Task requirements:
Output the records. Match them exactly.
═══ Recorded data ═══
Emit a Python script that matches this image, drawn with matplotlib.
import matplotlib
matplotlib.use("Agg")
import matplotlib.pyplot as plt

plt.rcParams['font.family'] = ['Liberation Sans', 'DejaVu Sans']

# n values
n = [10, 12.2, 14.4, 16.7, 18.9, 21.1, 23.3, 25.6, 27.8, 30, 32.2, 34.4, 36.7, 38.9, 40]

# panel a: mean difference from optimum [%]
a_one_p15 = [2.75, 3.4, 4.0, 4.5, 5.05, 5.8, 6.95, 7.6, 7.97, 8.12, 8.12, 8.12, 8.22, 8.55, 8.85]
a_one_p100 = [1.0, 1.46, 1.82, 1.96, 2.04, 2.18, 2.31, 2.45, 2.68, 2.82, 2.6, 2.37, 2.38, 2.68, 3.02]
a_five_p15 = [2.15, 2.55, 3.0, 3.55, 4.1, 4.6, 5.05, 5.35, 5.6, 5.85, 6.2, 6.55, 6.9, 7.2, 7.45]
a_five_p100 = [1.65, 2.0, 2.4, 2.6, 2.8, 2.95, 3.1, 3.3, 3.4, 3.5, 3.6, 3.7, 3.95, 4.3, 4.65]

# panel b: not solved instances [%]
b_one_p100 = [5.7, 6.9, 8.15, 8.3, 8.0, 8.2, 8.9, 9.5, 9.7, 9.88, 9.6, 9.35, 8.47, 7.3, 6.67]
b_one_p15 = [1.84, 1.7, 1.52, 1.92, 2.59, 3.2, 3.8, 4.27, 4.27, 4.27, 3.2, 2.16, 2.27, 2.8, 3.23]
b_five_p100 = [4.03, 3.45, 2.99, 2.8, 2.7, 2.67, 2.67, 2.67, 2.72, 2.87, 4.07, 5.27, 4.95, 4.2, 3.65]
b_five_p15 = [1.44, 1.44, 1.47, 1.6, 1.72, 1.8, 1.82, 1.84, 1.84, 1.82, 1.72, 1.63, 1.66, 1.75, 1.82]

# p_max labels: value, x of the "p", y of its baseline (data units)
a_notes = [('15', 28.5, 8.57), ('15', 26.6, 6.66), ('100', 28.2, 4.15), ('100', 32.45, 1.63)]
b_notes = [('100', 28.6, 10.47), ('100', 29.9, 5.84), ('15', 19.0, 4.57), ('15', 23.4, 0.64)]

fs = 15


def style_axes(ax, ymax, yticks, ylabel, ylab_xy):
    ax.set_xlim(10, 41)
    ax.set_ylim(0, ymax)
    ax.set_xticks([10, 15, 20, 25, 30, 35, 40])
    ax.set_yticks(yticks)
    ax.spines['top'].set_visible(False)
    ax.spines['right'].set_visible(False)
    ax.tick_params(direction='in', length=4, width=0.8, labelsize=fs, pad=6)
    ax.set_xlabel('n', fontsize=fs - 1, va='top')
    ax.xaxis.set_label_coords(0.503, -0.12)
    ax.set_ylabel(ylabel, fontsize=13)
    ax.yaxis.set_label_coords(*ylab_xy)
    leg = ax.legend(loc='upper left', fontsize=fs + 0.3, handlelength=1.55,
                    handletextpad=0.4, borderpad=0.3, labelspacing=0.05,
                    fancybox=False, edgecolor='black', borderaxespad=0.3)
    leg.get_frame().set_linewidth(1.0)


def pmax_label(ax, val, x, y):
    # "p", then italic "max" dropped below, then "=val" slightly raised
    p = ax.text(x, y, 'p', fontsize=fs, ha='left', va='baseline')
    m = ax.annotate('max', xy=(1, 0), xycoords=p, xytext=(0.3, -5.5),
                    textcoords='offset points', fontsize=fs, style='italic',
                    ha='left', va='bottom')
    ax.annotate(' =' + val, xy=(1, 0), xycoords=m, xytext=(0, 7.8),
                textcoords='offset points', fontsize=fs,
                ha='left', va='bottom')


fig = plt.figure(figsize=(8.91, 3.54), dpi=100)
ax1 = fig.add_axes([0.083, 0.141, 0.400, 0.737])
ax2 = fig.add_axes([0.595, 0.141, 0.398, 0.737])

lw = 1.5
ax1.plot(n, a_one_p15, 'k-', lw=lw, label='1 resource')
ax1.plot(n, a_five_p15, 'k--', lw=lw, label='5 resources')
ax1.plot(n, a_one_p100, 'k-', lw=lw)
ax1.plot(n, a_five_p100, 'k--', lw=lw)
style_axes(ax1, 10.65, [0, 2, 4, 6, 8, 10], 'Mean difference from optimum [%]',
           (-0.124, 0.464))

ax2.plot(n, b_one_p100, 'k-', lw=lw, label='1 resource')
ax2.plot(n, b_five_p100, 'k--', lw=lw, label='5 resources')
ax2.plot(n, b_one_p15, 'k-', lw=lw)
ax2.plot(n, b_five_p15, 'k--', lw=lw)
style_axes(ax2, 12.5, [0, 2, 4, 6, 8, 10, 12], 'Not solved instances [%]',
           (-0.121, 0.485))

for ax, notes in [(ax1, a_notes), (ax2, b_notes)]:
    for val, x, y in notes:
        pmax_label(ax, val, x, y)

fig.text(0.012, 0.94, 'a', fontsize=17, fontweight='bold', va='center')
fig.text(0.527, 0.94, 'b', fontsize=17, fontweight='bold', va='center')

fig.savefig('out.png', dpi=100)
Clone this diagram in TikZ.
═══
Task answer:
Emit a Python script that matches this image, drawn with matplotlib.
import matplotlib
matplotlib.use("Agg")
import matplotlib.pyplot as plt

plt.rcParams['font.family'] = ['Liberation Sans', 'DejaVu Sans']

# n values
n = [10, 12.2, 14.4, 16.7, 18.9, 21.1, 23.3, 25.6, 27.8, 30, 32.2, 34.4, 36.7, 38.9, 40]

# panel a: mean difference from optimum [%]
a_one_p15 = [2.75, 3.4, 4.0, 4.5, 5.05, 5.8, 6.95, 7.6, 7.97, 8.12, 8.12, 8.12, 8.22, 8.55, 8.85]
a_one_p100 = [1.0, 1.46, 1.82, 1.96, 2.04, 2.18, 2.31, 2.45, 2.68, 2.82, 2.6, 2.37, 2.38, 2.68, 3.02]
a_five_p15 = [2.15, 2.55, 3.0, 3.55, 4.1, 4.6, 5.05, 5.35, 5.6, 5.85, 6.2, 6.55, 6.9, 7.2, 7.45]
a_five_p100 = [1.65, 2.0, 2.4, 2.6, 2.8, 2.95, 3.1, 3.3, 3.4, 3.5, 3.6, 3.7, 3.95, 4.3, 4.65]

# panel b: not solved instances [%]
b_one_p100 = [5.7, 6.9, 8.15, 8.3, 8.0, 8.2, 8.9, 9.5, 9.7, 9.88, 9.6, 9.35, 8.47, 7.3, 6.67]
b_one_p15 = [1.84, 1.7, 1.52, 1.92, 2.59, 3.2, 3.8, 4.27, 4.27, 4.27, 3.2, 2.16, 2.27, 2.8, 3.23]
b_five_p100 = [4.03, 3.45, 2.99, 2.8, 2.7, 2.67, 2.67, 2.67, 2.72, 2.87, 4.07, 5.27, 4.95, 4.2, 3.65]
b_five_p15 = [1.44, 1.44, 1.47, 1.6, 1.72, 1.8, 1.82, 1.84, 1.84, 1.82, 1.72, 1.63, 1.66, 1.75, 1.82]

# p_max labels: value, x of the "p", y of its baseline (data units)
a_notes = [('15', 28.5, 8.57), ('15', 26.6, 6.66), ('100', 28.2, 4.15), ('100', 32.45, 1.63)]
b_notes = [('100', 28.6, 10.47), ('100', 29.9, 5.84), ('15', 19.0, 4.57), ('15', 23.4, 0.64)]

fs = 15


def style_axes(ax, ymax, yticks, ylabel, ylab_xy):
    ax.set_xlim(10, 41)
    ax.set_ylim(0, ymax)
    ax.set_xticks([10, 15, 20, 25, 30, 35, 40])
    ax.set_yticks(yticks)
    ax.spines['top'].set_visible(False)
    ax.spines['right'].set_visible(False)
    ax.tick_params(direction='in', length=4, width=0.8, labelsize=fs, pad=6)
    ax.set_xlabel('n', fontsize=fs - 1, va='top')
    ax.xaxis.set_label_coords(0.503, -0.12)
    ax.set_ylabel(ylabel, fontsize=13)
    ax.yaxis.set_label_coords(*ylab_xy)
    leg = ax.legend(loc='upper left', fontsize=fs + 0.3, handlelength=1.55,
                    handletextpad=0.4, borderpad=0.3, labelspacing=0.05,
                    fancybox=False, edgecolor='black', borderaxespad=0.3)
    leg.get_frame().set_linewidth(1.0)


def pmax_label(ax, val, x, y):
    # "p", then italic "max" dropped below, then "=val" slightly raised
    p = ax.text(x, y, 'p', fontsize=fs, ha='left', va='baseline')
    m = ax.annotate('max', xy=(1, 0), xycoords=p, xytext=(0.3, -5.5),
                    textcoords='offset points', fontsize=fs, style='italic',
                    ha='left', va='bottom')
    ax.annotate(' =' + val, xy=(1, 0), xycoords=m, xytext=(0, 7.8),
                textcoords='offset points', fontsize=fs,
                ha='left', va='bottom')


fig = plt.figure(figsize=(8.91, 3.54), dpi=100)
ax1 = fig.add_axes([0.083, 0.141, 0.400, 0.737])
ax2 = fig.add_axes([0.595, 0.141, 0.398, 0.737])

lw = 1.5
ax1.plot(n, a_one_p15, 'k-', lw=lw, label='1 resource')
ax1.plot(n, a_five_p15, 'k--', lw=lw, label='5 resources')
ax1.plot(n, a_one_p100, 'k-', lw=lw)
ax1.plot(n, a_five_p100, 'k--', lw=lw)
style_axes(ax1, 10.65, [0, 2, 4, 6, 8, 10], 'Mean difference from optimum [%]',
           (-0.124, 0.464))

ax2.plot(n, b_one_p100, 'k-', lw=lw, label='1 resource')
ax2.plot(n, b_five_p100, 'k--', lw=lw, label='5 resources')
ax2.plot(n, b_one_p15, 'k-', lw=lw)
ax2.plot(n, b_five_p15, 'k--', lw=lw)
style_axes(ax2, 12.5, [0, 2, 4, 6, 8, 10, 12], 'Not solved instances [%]',
           (-0.121, 0.485))

for ax, notes in [(ax1, a_notes), (ax2, b_notes)]:
    for val, x, y in notes:
        pmax_label(ax, val, x, y)

fig.text(0.012, 0.94, 'a', fontsize=17, fontweight='bold', va='center')
fig.text(0.527, 0.94, 'b', fontsize=17, fontweight='bold', va='center')

fig.savefig('out.png', dpi=100)
Clone this diagram in TikZ.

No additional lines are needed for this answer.